The U.S. Treasury Department has imposed sanctions on crypto addresses associated with Russia’s Garantex in its latest action against the Houthis and their funding operations.
The U.S. Department of the Treasury’s Office of Foreign Assets Control has imposed sanctions on eight cryptocurrency addresses used by the Houthi foreign terrorist organization to finance activities like arms procurement and sanctions evasion.
Data from blockchain forensic firms Chainalysis and TRM Labs shows that the regulator sanctioned six private wallet addresses and two deposit addresses at mainstream services that have moved nearly $1 billion in illicit transactions. These transactions were largely aimed at supporting the group’s activities in Yemen and the broader Red Sea region.
On-chain transfer data shows that the Houthis moved over $45 million through Garantex, a Russia-based exchange, which was flagged by OFAC for facilitating terrorist financing.
Garantex announced its closure in early March, shortly after Tether blacklisted nearly $30 million in stablecoins. Two weeks later, Indian police arrested Aleksej Besciokov, co-founder of Garantex, following an arrest warrant issued by the Patiala House Court in New Delhi. However, multiple reports later suggested that Garantex hadn’t been fully disrupted and had actually resurfaced under a new name, Grinex, after transferring funds and users to the new platform.
TRM Labs says on-chain analysis shows “millions of dollars in volume flowing to other high-risk and OFAC-sanctioned entities,” including Garantex and Sa’id al-Jamal, an Iran-based financial facilitator affiliated with both the Houthis and the Islamic Revolutionary Guard Corps-Qods Force.

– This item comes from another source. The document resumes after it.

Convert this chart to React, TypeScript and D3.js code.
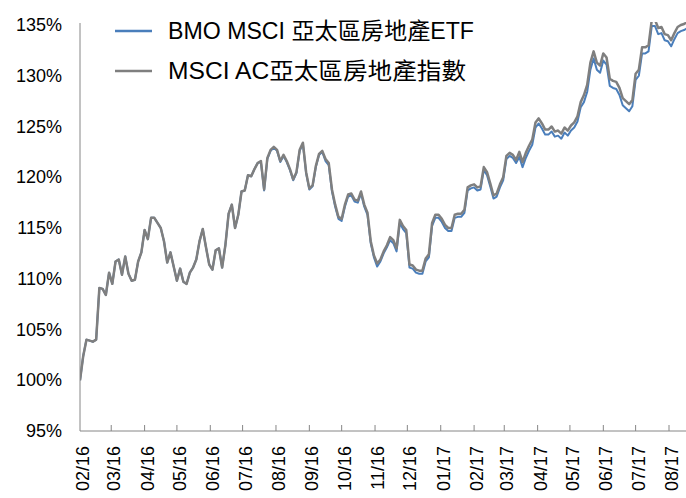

In late January, U.S. President Donald Trump re-designated Yemen’s Houthi movement, formally known as Ansar Allah, as a foreign terrorist organization, with Secretary of State Marco Rubio stating that the Houthis’ activities “threaten the security of American civilians and personnel in the Middle East, the safety of our closest regional partners, and the stability of global maritime trade.”